Note: I knew I wanted to use annotations to label the books, but I wasn’t sure what was going on with the plot area, axes, etc. So I just tried out adding a ggplot theme to it, and that allowed me to see what the x and y axis scales were.
book_par %>%
ggpage_plot(ggplot2::aes(fill = sentiment, label = word))+
theme_light()
Some more formatting for plots
#color palette for sentiments
color.pal2 <- c("#E15759", #anger (red)
"#F28E2B", #anticipation (orange)
"#B6992D", #disgust (brownish yellow)
"#59A14F", #fear (green)
"#F1CE63", #joy (yellow)
"#499894", #negative (teal blue)
"#D37295", #positive (dark pink)
"#4E79A7", #sadness (blue)
"#B07AA1", #surprise (purple)
"#D4A6C8", #(light pink)
#"#F0DAA8"
"#BAB0AC"
)
#this will help make the legend nicer and get rid of the gray NA square
sent.chars <- book_par %>%
filter(!is.na(sentiment)) %>%
distinct(sentiment) %>%
arrange(sentiment) %>%
pull(sentiment)
#making a tibble to use for the annotations, creating a label
title_df <- book_summary %>%
left_join(author_full %>% distinct(author, title)) %>%
mutate(label = paste0(decade, "s", "\n", title, "\n", author)) %>%
distinct(title, label)
#assigning the x and y coordinates
## I just eyeballed it and then made some adjustments.
title_df <- title_df %>%
mutate(x = c(125, 125,
218, 218,
305, 305,
397, 397,
487, 487),
y = c(rep(c(-90, -200), 5)))
Final Books by Decade Plot
It took a lot of formatting, but the end result looks pretty good!
p2 <- book_par %>%
#mutate(sentiment = factor(sentiment)) %>%
mutate(sentiment = fct_explicit_na(factor(sentiment), na_level = "No Sentiment")) %>%
ggpage_plot(ggplot2::aes(fill = sentiment, label = word)) +
scale_y_continuous(limits = c(-300,-75)) +
scale_fill_manual(values = color.pal2#, breaks = sent.chars
)+
annotate(
"text",
x = title_df$x,
y = title_df$y,
label = title_df$label,
size = 4,
family = "Courier Prime",
fontface = "bold"
) +
annotate(
"text",
x = 300,
y = -300,
label = "Sentiment Analysis of Amazon Book Descriptions",
family = "Courier Prime",
size = 7,
fontface = "bold"
) +
labs(title = "NYT Bestsellers: Book of the Decade",
subtitle = "Longest Lasting Book per Decade by Number of Weeks on the List",
caption = "Source: Post45 Data Collective") +
theme_wsj() +
theme(
legend.position = "bottom",
legend.key.size = unit(.5, "cm"),
legend.box.margin = margin(0, 0, 0, 0),
legend.margin = margin(0, 0, 0, 0),
legend.text = element_text(size = 12, family = "Courier Prime"),
legend.title = element_blank(),
plot.title = element_text(size = 32, hjust = 0.5),
plot.subtitle = element_text(size = 18, hjust = 0.5),
plot.caption = element_text(size = 12),
panel.grid.major = element_blank(),
axis.text.x = element_blank(),
axis.text.y = element_blank(),
axis.ticks.x = element_blank()
) +
guides(fill = guide_legend(nrow = 3, ncol = 5, byrow = T))
p2
Final Books by Decade Interactive Plot
Now since I included the label in the aes(), I can feed this ggplot into ggplotly as well.

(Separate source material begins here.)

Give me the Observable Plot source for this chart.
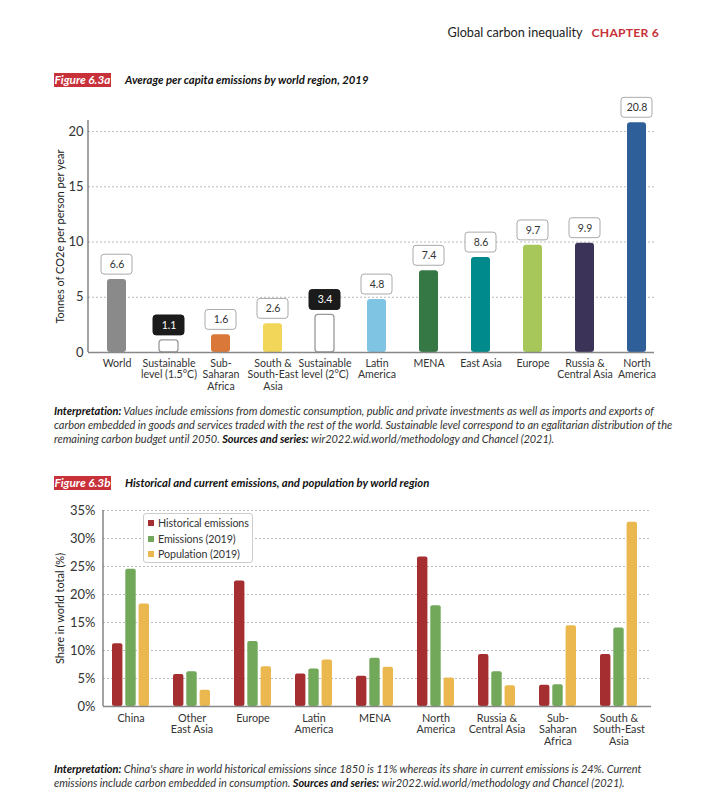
<!DOCTYPE html>
<html><head><meta charset="utf-8">
<script src="https://cdn.jsdelivr.net/npm/d3@7"></script>
<script src="https://cdn.jsdelivr.net/npm/@observablehq/plot@0.6"></script>
<style>
body{margin:0;background:#fff;font-family:Lato,"Open Sans",sans-serif;}
#page{position:relative;width:719px;height:800px;overflow:hidden;background:#fff;}
.abs{position:absolute;}
.hdr{top:23px;right:60px;font-size:12.7px;line-height:18px;color:#222;white-space:nowrap;}
.hdr b{color:#c8313a;margin-left:9px;font-size:12.2px;letter-spacing:0.2px;}
.fig{left:54px;font-size:11.3px;line-height:14px;white-space:nowrap;font-style:italic;font-weight:700;color:#111;}
.fig .tag{display:inline-block;background:#c8313a;color:#fff;width:57px;text-align:center;margin-right:14px;font-size:11.8px;}
.interp{left:54px;font-size:11px;letter-spacing:-0.05px;line-height:14px;font-style:italic;color:#333;white-space:nowrap;}
.interp b{font-weight:700;color:#111;}
.legend{left:143px;top:513px;width:108px;height:48px;border:1px solid #ccc;border-radius:3px;background:#fff;font-size:10.7px;letter-spacing:-0.1px;color:#333;}
.legend div{position:absolute;left:4px;height:14px;line-height:14px;white-space:nowrap;}
.legend span{display:inline-block;width:6px;height:6px;margin-right:4px;vertical-align:1px;}
</style></head>
<body>
<div id="page">
  <div class="abs hdr">Global carbon inequality<b>CHAPTER 6</b></div>
  <div class="abs fig" style="top:73px"><span class="tag">Figure 6.3a</span>Average per capita emissions by world region, 2019</div>
  <div id="chartA" class="abs" style="left:0;top:95px"></div>
  <div class="abs interp" style="top:404px"><b>Interpretation:</b> Values include emissions from domestic consumption, public and private investments as well as imports and exports of<br>carbon embedded in goods and services traded with the rest of the world. Sustainable level correspond to an egalitarian distribution of the<br>remaining carbon budget until 2050. <b>Sources and series:</b> wir2022.wid.world/methodology and Chancel (2021).</div>
  <div class="abs fig" style="top:476px"><span class="tag">Figure 6.3b</span>Historical and current emissions, and population by world region</div>
  <div id="chartB" class="abs" style="left:0;top:495px"></div>
  <div id="legendB" class="abs legend"></div>
  <div class="abs interp" style="top:762px"><b>Interpretation:</b> China's share in world historical emissions since 1850 is 11% whereas its share in current emissions is 24%. Current<br>emissions include carbon embedded in consumption. <b>Sources and series:</b> wir2022.wid.world/methodology and Chancel (2021).</div>
</div>
<script>
// ---------- Data: Figure 6.3a ----------
const regionsA = ["World","Sustainable level (1.5°C)","Sub-Saharan Africa","South & South-East Asia","Sustainable level (2°C)","Latin America","MENA","East Asia","Europe","Russia & Central Asia","North America"];
const tickLabelsA = ["World","Sustainable\nlevel (1.5°C)","Sub-\nSaharan\nAfrica","South &\nSouth-East\nAsia","Sustainable\nlevel (2°C)","Latin\nAmerica","MENA","East Asia","Europe","Russia &\nCentral Asia","North\nAmerica"];
const valuesA = [6.6, 1.1, 1.6, 2.6, 3.4, 4.8, 7.4, 8.6, 9.7, 9.9, 20.8];
const isTargetA = [false, true, false, false, true, false, false, false, false, false, false];
const colorsA = ["#8a8a8a","#ffffff","#d97838","#f2d65a","#ffffff","#80c4e4","#367845","#008a8c","#a7c75a","#3c3358","#2e5f98"];
const yTicksA = [0, 5, 10, 15, 20];

// ---------- Data: Figure 6.3b ----------
const regionsB = ["China","Other East Asia","Europe","Latin America","MENA","North America","Russia & Central Asia","Sub-Saharan Africa","South & South-East Asia"];
const tickLabelsB = ["China","Other\nEast Asia","Europe","Latin\nAmerica","MENA","North\nAmerica","Russia &\nCentral Asia","Sub-\nSaharan\nAfrica","South &\nSouth-East\nAsia"];
const historical = [11.2, 5.7, 22.4, 5.8, 5.4, 26.7, 9.3, 3.8, 9.3];
const emissions2019 = [24.5, 6.2, 11.6, 6.7, 8.6, 18.0, 6.2, 3.9, 14.0];
const population2019 = [18.3, 2.9, 7.1, 8.3, 7.0, 5.1, 3.7, 14.4, 32.9];
const seriesB = ["Historical emissions","Emissions (2019)","Population (2019)"];
const seriesColorsB = ["#a52f30","#72a85a","#ebb84f"];
const yTicksB = [0, 5, 10, 15, 20, 25, 30, 35];

const FONT = "Lato, 'Open Sans', sans-serif";

function leftLine(color) {
  return (index, scales, values, dims) => {
    const l = document.createElementNS("http://www.w3.org/2000/svg", "line");
    l.setAttribute("x1", dims.marginLeft); l.setAttribute("x2", dims.marginLeft);
    l.setAttribute("y1", dims.marginTop); l.setAttribute("y2", dims.height - dims.marginBottom);
    l.setAttribute("stroke", color); l.setAttribute("stroke-width", 1.2);
    return l;
  };
}

// ---------- Chart A ----------
const dataA = regionsA.map((r, i) => ({region: r, value: valuesA[i], target: isTargetA[i], color: colorsA[i]}));
const labelMapA = new Map(regionsA.map((r, i) => [r, tickLabelsA[i]]));

const chartA = Plot.plot({
  width: 719, height: 305,
  marginLeft: 88, marginRight: 65, marginTop: 25, marginBottom: 48,
  style: {fontFamily: FONT, color: "#333", background: "transparent", overflow: "visible"},
  x: {domain: regionsA, paddingInner: 0.635, paddingOuter: 0, insetLeft: 13.7, insetRight: 3, axis: null},
  y: {domain: [0, 21], axis: null},
  color: {type: "identity"},
  marks: [
    Plot.gridY(yTicksA.filter(d => d > 0), {stroke: "#bbb", strokeOpacity: 1, strokeDasharray: "2,2"}),
    Plot.axisY(yTicksA, {tickSize: 0, tickPadding: 5, fontSize: 13, label: null}),
    Plot.text(["Tonnes of CO2e per person per year"], {frameAnchor: "left", textAnchor: "middle", rotate: -90, dx: -28, fontSize: 11, fill: "#222"}),
    Plot.axisX({tickSize: 0, tickPadding: 6, fontSize: 10.6, lineHeight: 1.1, tickFormat: d => labelMapA.get(d), label: null}),
    Plot.barY(dataA.filter(d => !d.target), {x: "region", y: "value", fill: "color", rx: 3}),
    Plot.barY(dataA.filter(d => d.target), {x: "region", y: "value", fill: "#fff", stroke: "#999", strokeWidth: 1.3, rx: 3}),
    Plot.ruleY([0], {stroke: "#888", strokeWidth: 1.5}),
    leftLine("#666"),
    Plot.barY(dataA, {x: "region", y1: d => d.value + 0.45, y2: d => d.value + 2.25,
      fill: d => d.target ? "#1b1b1b" : "#fff", stroke: d => d.target ? "#1b1b1b" : "#aaa",
      strokeWidth: 1, insetLeft: -6, insetRight: -6, rx: 3}),
    Plot.text(dataA, {x: "region", y: d => d.value + 1.35, text: d => d.value.toFixed(1),
      fill: d => d.target ? "#fff" : "#333", fontSize: 10.5})
  ]
});
document.getElementById("chartA").append(chartA);

// ---------- Chart B ----------
const dataB = regionsB.map((r, i) => ({region: r, h: historical[i], e: emissions2019[i], p: population2019[i]}));
const labelMapB = new Map(regionsB.map((r, i) => [r, tickLabelsB[i]]));
const seriesKeys = ["h", "e", "p"];
const insets = [[0, 26.6], [13.3, 13.3], [26.6, 0]];

const chartB = Plot.plot({
  width: 719, height: 265,
  marginLeft: 103, marginRight: 68, marginTop: 15, marginBottom: 54,
  style: {fontFamily: FONT, color: "#333", background: "transparent", overflow: "visible"},
  x: {domain: regionsB, paddingInner: 0.39, paddingOuter: 0, insetLeft: 7.7, insetRight: 13.4, axis: null},
  y: {domain: [0, 35], axis: null},
  marks: [
    Plot.gridY(yTicksB.filter(d => d > 0), {stroke: "#bbb", strokeOpacity: 1, strokeDasharray: "2,2"}),
    Plot.axisY(yTicksB, {tickSize: 0, tickPadding: 8, fontSize: 13, tickFormat: d => d + "%", label: null}),
    Plot.text(["Share in world total (%)"], {frameAnchor: "left", textAnchor: "middle", rotate: -90, dx: -43, fontSize: 11, fill: "#222"}),
    Plot.axisX({tickSize: 0, tickPadding: 7, fontSize: 10.8, lineHeight: 1.07, tickFormat: d => labelMapB.get(d), label: null}),
    ...seriesKeys.map((k, i) => Plot.barY(dataB, {x: "region", y: k, fill: seriesColorsB[i],
      insetLeft: insets[i][0], insetRight: insets[i][1], rx: 2})),
    Plot.ruleY([0], {stroke: "#888", strokeWidth: 1.5}),
    leftLine("#666")
  ]
});
document.getElementById("chartB").append(chartB);

// ---------- Legend B ----------
const legend = document.getElementById("legendB");
seriesB.forEach((s, i) => {
  const row = document.createElement("div");
  row.style.top = (2 + i * 15.5) + "px";
  row.innerHTML = `<span style="background:${seriesColorsB[i]}"></span>${s}`;
  legend.append(row);
});
</script>
</body></html>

Then you should be able to hover over each “word” and see what the actual word was. I’m getting a message that the horizontal legend is not supported yet, which I didn’t think was true, or maybe it’s only for ggplotly? In any case, at least the interactivity is there.
ggplotly(p2) %>%
layout(
title = list(
"text" = paste0(
"NYT Bestsellers: Book of the Decade",
'<br>',
'<sup>',
"Longest Lasting Book per Decade by Number of Weeks on the List"
),
font = list(family = "Courier Prime",
size = 24)
),
legend = list(
x = 0,
xanchor = 'left',
yanchor = 'bottom',
orientation = 'h',
font = list(size = 14),
title = list(text = "")
)
)
I could probably do some more formatting for the ggplotly chart but it’s close enough for now.